Who Faces Similar Risk
The case primarily affects firms offering contracts for difference (CFDs) or other high-risk leveraged products, particularly those with direct market access (DMA) capabilities. Investment firms, broker-dealers, and merchant banks with similar trading volumes or system upgrades should review their surveillance arrangements.
While the enforcement action targets DMBL specifically, the FCA's findings serve as a warning to all firms subject to UK Market Abuse Regulation (UK MAR). Firms with recent system changes or rapid growth in trading activity should assess whether their surveillance systems remain effective under new conditions.
Control Evidence to Test
The case reveals two critical control failures: inadequate system integration testing and insufficient management information. Firms introducing new trading platforms should validate data ingestion into surveillance systems before go-live and monitor post-implementation alert volumes against trading activity. MEMA recommends a technical review of all order routing configurations where systems have been recently updated.
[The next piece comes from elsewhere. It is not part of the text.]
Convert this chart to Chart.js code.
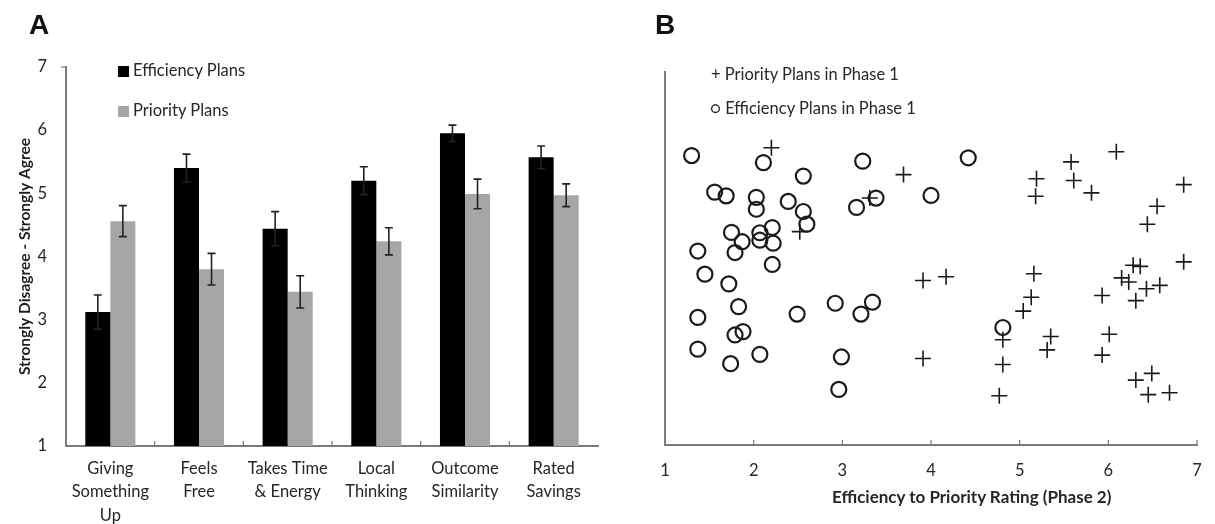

Board oversight emerges as a key theme, with the FCA criticising DMBL's compliance reports for lacking historical comparisons and alert-type breakdowns. Firms should enhance board reporting to include trend analysis and segmentation by risk type, ensuring directors can spot divergences between trading volume and surveillance outputs.
Control Lessons for Firms
| Action | Owner | Status | Timing | Evidence |
|---|---|---|---|---|
| Review integration of order management systems with surveillance tools | Head of Compliance, IT | MEMA recommended action | MEMA internal target: Q3 2026 | Final Notice paras 2.1-2.7 |
| Enhance board reports with comparative alert data and type segmentation | MLRO, Board | MEMA recommended action | MEMA internal target: next quarterly report | Final Notice paras 4.37-4.41 |
| Validate STOR submission processes for all trading channels | Surveillance Team | Risk-based action | Ongoing | Final Notice paras 4.28-4.36 |
MEMA Analysis
The DMBL case demonstrates how technical implementation gaps can undermine market integrity. Boards should question whether major system changes trigger reassessment of surveillance coverage, particularly when trading volumes increase. Evidence should include pre- and post-implementation alert ratios and documented validation of data flows between trading and monitoring systems.
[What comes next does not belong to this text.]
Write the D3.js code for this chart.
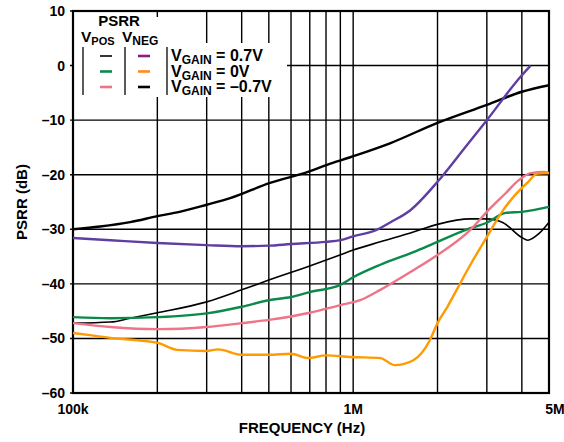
<!DOCTYPE html>
<html>
<head>
<meta charset="utf-8">
<script src="https://cdn.jsdelivr.net/npm/d3@7"></script>
<style>
body { margin: 0; background: #fff; }
text { font-family: "Liberation Sans", Arial, sans-serif; font-weight: bold; fill: #000; }
</style>
</head>
<body>
<div id="chart"></div>
<script>
// data: [frequency Hz, PSRR dB]
var negMinus07 = [[1e5,-30],[1.25e5,-29.5],[1.6e5,-28.7],[2e5,-27.6],[2.4e5,-26.8],[3e5,-25.5],[3.64e5,-24.3],
  [5.05e5,-21.5],[6.9e5,-19.5],[8.07e5,-18.2],[9.76e5,-16.8],[1.36e6,-14.2],[2e6,-10.5],[3e6,-7.2],[4e6,-4.8],[5e6,-3.6]];
var negPlus07 = [[1e5,-31.6],[1.36e5,-32],[2e5,-32.5],[3e5,-32.9],[4e5,-33.1],[5e5,-33.0],[6e5,-32.7],[8e5,-32.3],
  [9e5,-32.0],[1e6,-31.3],[1.2e6,-30.2],[1.36e6,-28.7],[1.6e6,-26.5],[2e6,-21.3],[2.5e6,-15.1],[3e6,-10],[3.95e6,-2.1],[4.3e6,0]];
var posPlus07 = [[1e5,-47.2],[1.36e5,-47.0],[1.6e5,-46.3],[2e5,-45.3],[3e5,-43.3],[4e5,-41.1],[5e5,-39.3],[6.84e5,-36.9],
  [8.97e5,-34.7],[1e6,-33.8],[1.25e6,-32.3],[1.64e6,-30.5],[2e6,-29.1],[2.62e6,-28.1],[3e6,-28.1],[3.43e6,-28.8],
  [4e6,-31.5],[4.2e6,-32.0],[4.6e6,-30.8],[5e6,-28.7]];
var posZero = [[1e5,-46.1],[1.36e5,-46.3],[2e5,-46.1],[3e5,-45.4],[4e5,-44.2],[5e5,-43.0],[6e5,-42.4],[7e5,-41.5],
  [9e5,-40.2],[1e6,-38.8],[1.25e6,-36.5],[1.64e6,-34.2],[2e6,-32.3],[2.62e6,-29.8],[3e6,-28.8],[3.5e6,-27.0],
  [4e6,-26.8],[5e6,-25.9]];
var posMinus07 = [[1e5,-47.2],[1.36e5,-47.9],[2e5,-48.3],[3e5,-47.9],[4e5,-47.2],[5e5,-46.6],[7e5,-45.3],[9e5,-43.9],
  [1.06e6,-43.0],[1.25e6,-41.1],[1.64e6,-37.5],[2e6,-34.7],[2.62e6,-30.1],[3e6,-26.8],[3.5e6,-23.4],[3.9e6,-21.0],
  [4.3e6,-19.7],[4.8e6,-19.5],[5e6,-19.7]];
var negZero = [[1e5,-49.0],[1.15e5,-49.4],[1.36e5,-49.9],[2e5,-50.8],[2.35e5,-52.1],[3e5,-52.3],[3.3e5,-52.0],[4e5,-53.0],
  [5e5,-53.0],[6e5,-52.8],[6.9e5,-53.6],[8e5,-53.1],[9.76e5,-53.4],[1.25e6,-53.6],[1.41e6,-54.9],[1.64e6,-54.0],
  [1.88e6,-50.3],[2e6,-47.2],[2.17e6,-44.2],[2.37e6,-40.6],[2.62e6,-36.5],[3e6,-31.4],[3.43e6,-26.5],[4e6,-22.4],
  [4.18e6,-21.5],[4.54e6,-19.8],[5e6,-19.7]];

var yTicks = [10, 0, -10, -20, -30, -40, -50, -60];
var xGrid = [2e5, 3e5, 4e5, 5e5, 6e5, 7e5, 8e5, 9e5, 1e6, 2e6, 3e6, 4e6];
var xLabels = [[1e5, '100k'], [1e6, '1M'], [5e6, '5M']];
var legendRows = ['0.7V', '0V', '\u20130.7V'];

var width = 564, height = 442;
var margin = {top: 11, right: 15, bottom: 49, left: 73};

var svg = d3.select('#chart').append('svg')
    .attr('width', width)
    .attr('height', height);

var x = d3.scaleLog().domain([1e5, 5e6]).range([margin.left, width - margin.right]);
var y = d3.scaleLinear().domain([-60, 10]).range([height - margin.bottom, margin.top]);

// grid
svg.selectAll('line.vgrid')
    .data(xGrid)
    .enter().append('line')
    .attr('x1', function(d) { return x(d); })
    .attr('x2', function(d) { return x(d); })
    .attr('y1', y(10)).attr('y2', y(-60))
    .attr('stroke', '#000').attr('stroke-width', 1.4);

svg.selectAll('line.hgrid')
    .data(yTicks)
    .enter().append('line')
    .attr('x1', x(1e5) - 3).attr('x2', x(5e6))
    .attr('y1', function(d) { return y(d); })
    .attr('y2', function(d) { return y(d); })
    .attr('stroke', '#000').attr('stroke-width', 1.4);

// white behind the legend
svg.append('rect').attr('x', x(1e5) + 1).attr('y', 17).attr('width', 92).attr('height', 80).attr('fill', '#fff');
svg.append('rect').attr('x', x(1e5) + 1).attr('y', 43).attr('width', 213).attr('height', 54).attr('fill', '#fff');

// frame
svg.append('rect')
    .attr('x', x(1e5)).attr('y', y(10))
    .attr('width', x(5e6) - x(1e5)).attr('height', y(-60) - y(10))
    .attr('fill', 'none').attr('stroke', '#000').attr('stroke-width', 2.2);

// tick labels
svg.selectAll('text.ylab')
    .data(yTicks)
    .enter().append('text')
    .attr('x', 65)
    .attr('y', function(d) { return y(d) + 5; })
    .attr('text-anchor', 'end')
    .style('font-size', '14px')
    .text(function(d) { return d < 0 ? '\u2013' + (-d) : d; });

svg.selectAll('text.xlab')
    .data(xLabels)
    .enter().append('text')
    .attr('x', function(d) { return d[1] == '5M' ? x(d[0]) + 6 : x(d[0]); })
    .attr('y', 414)
    .attr('text-anchor', 'middle')
    .style('font-size', '14px')
    .text(function(d) { return d[1]; });

svg.append('text')
    .attr('x', (x(1e5) + x(5e6)) / 2 - 9).attr('y', 433)
    .attr('text-anchor', 'middle')
    .style('font-size', '15px')
    .text('FREQUENCY (Hz)');

svg.append('text')
    .attr('transform', 'translate(27,' + (y(-25)) + ') rotate(-90)')
    .attr('text-anchor', 'middle')
    .style('font-size', '15px')
    .text('PSRR (dB)');

// curves
var line = d3.line()
    .x(function(d) { return x(d[0]); })
    .y(function(d) { return y(d[1]); })
    .curve(d3.curveMonotoneX);

var series = [
    {data: negMinus07, color: '#000', w: 2.4},
    {data: posPlus07, color: '#000', w: 1.6},
    {data: posZero, color: '#0a8a4a', w: 2.4},
    {data: posMinus07, color: '#ef7488', w: 2.4},
    {data: negZero, color: '#ff9a00', w: 2.4},
    {data: negPlus07, color: '#5f3ea3', w: 2.4}
];

svg.selectAll('path.curve')
    .data(series)
    .enter().append('path')
    .attr('class', 'curve')
    .attr('d', function(d) { return line(d.data); })
    .attr('fill', 'none')
    .attr('stroke', function(d) { return d.color; })
    .attr('stroke-width', function(d) { return d.w; });

// legend
svg.append('text').attr('x', 119).attr('y', 26).attr('text-anchor', 'middle')
    .style('font-size', '15px').text('PSRR');

var vpos = svg.append('text').attr('x', 81).attr('y', 42).style('font-size', '15.5px');
vpos.append('tspan').text('V');
vpos.append('tspan').attr('dy', 3).style('font-size', '11px').text('POS');
var vneg = svg.append('text').attr('x', 122).attr('y', 42).style('font-size', '15.5px');
vneg.append('tspan').text('V');
vneg.append('tspan').attr('dy', 3).style('font-size', '12px').text('NEG');

[83, 125, 167].forEach(function(bx) {
    svg.append('line').attr('x1', bx).attr('x2', bx).attr('y1', 47).attr('y2', 95)
        .attr('stroke', '#333').attr('stroke-width', 1.6);
});

var legCol1 = ['#000', '#0a8a4a', '#ef7488'];
var legCol2 = ['#8a1a8c', '#ff8a1a', '#000'];
legendRows.forEach(function(r, i) {
    var ly = 56 + i * 15.5;
    svg.append('line').attr('x1', 100).attr('x2', 112).attr('y1', ly).attr('y2', ly)
        .attr('stroke', legCol1[i]).attr('stroke-width', i == 0 ? 1.6 : 2.6);
    svg.append('line').attr('x1', 138).attr('x2', 150).attr('y1', ly).attr('y2', ly)
        .attr('stroke', legCol2[i]).attr('stroke-width', 2.6);
    var t = svg.append('text').attr('x', 171).attr('y', ly + 5).style('font-size', '16px');
    t.append('tspan').text('V');
    t.append('tspan').attr('dy', 3).style('font-size', '12px').text('GAIN');
    t.append('tspan').attr('dy', -3).text(' = ' + r);
});
</script>
</body>
</html>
Management information shortcomings allowed the surveillance failure to persist for months. Directors must ensure compliance reports provide actionable insights, not just snapshot data. MEMA analysis suggests boards request trended metrics by alert type and instrument class, with clear thresholds for escalation when alert volumes diverge from trading activity.
MEMA can provide ongoing FCA compliance support for firms reviewing how the development affects their permissions, products and operating model.
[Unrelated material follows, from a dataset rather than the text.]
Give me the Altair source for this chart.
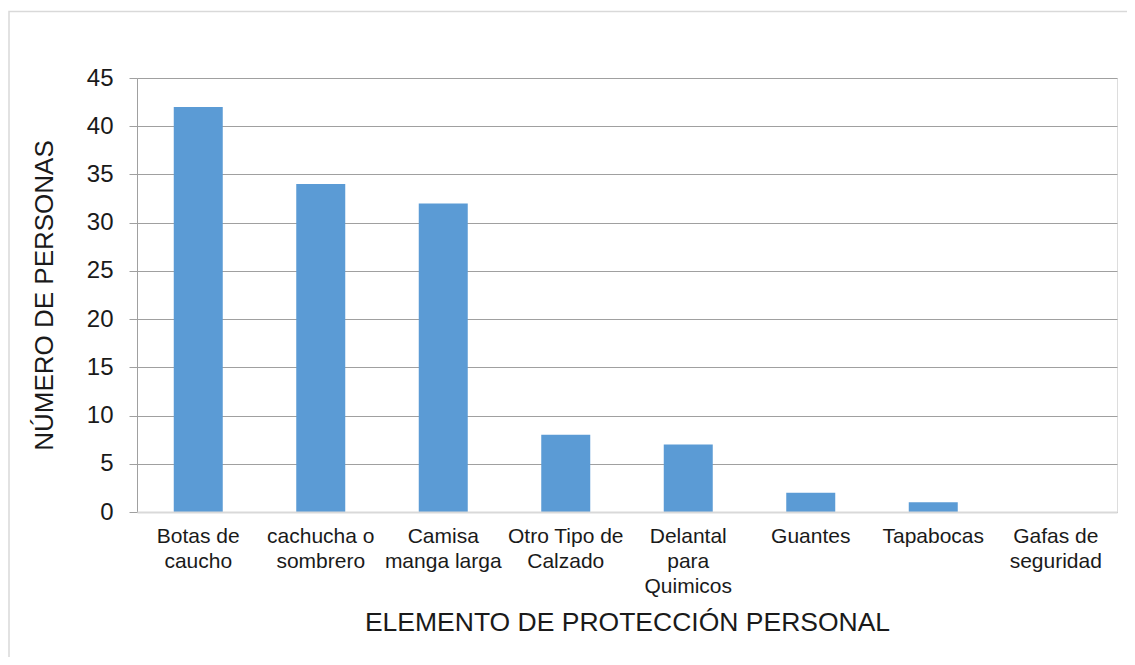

For the broader supervisory context, read our assessment of the FCA's 2026 compliance priorities.
Source Evidence
| Source | Document type | Published | Why it matters |
|---|---|---|---|
| FCA fines Dinosaur Merchant Bank Limited for market abuse surveillance failures | Decision | 2026-03-27 | Primary FCA source for the fine, surveillance failure, trading period, remediation timeline, rule breaches and settlement discount. |
Plain English Glossary
- SYSC - Senior Management Arrangements, Systems and Controls. FCA Handbook section covering governance, risk management, and operational control expectations.
Disclaimer
This article is for general information only and does not constitute legal or regulatory advice. Firms should assess the application of regulatory requirements by reference to their permissions, products, customers and operating model.
How MEMA Can Help
MEMA can help firms translate regulatory change into practical controls, policies, monitoring activity and board evidence. Book a free scoping call to discuss what this development means for your firm.
Frequently asked questions
What rules did DMBL breach?
The FCA found that DMBL breached Article 16(2) of UK MAR, SYSC 6.1.1R and Principle 3. The failings concerned the detection and reporting of suspicious transactions, the adequacy of systems and controls, and the organisation and control of the firm's affairs. The Final Notice is the primary source for the FCA's legal findings.
How long did the surveillance failure last?
Orders and trades from the new system were outside automated surveillance between June and October 2024. DMBL identified the ingestion issue in October 2024, but the FCA says the wider deficiencies were not properly addressed until May 2025. The distinction matters: detecting one broken data feed did not amount to completing the control remediation.
What discount did DMBL receive on the fine?
DMBL qualified for a 30% settlement discount after fully cooperating with the FCA investigation. The FCA says the penalty would otherwise have been £482,900, compared with the imposed fine of £338,000. Those figures explain the settlement adjustment; they do not reduce the seriousness of the surveillance findings described in the Final Notice.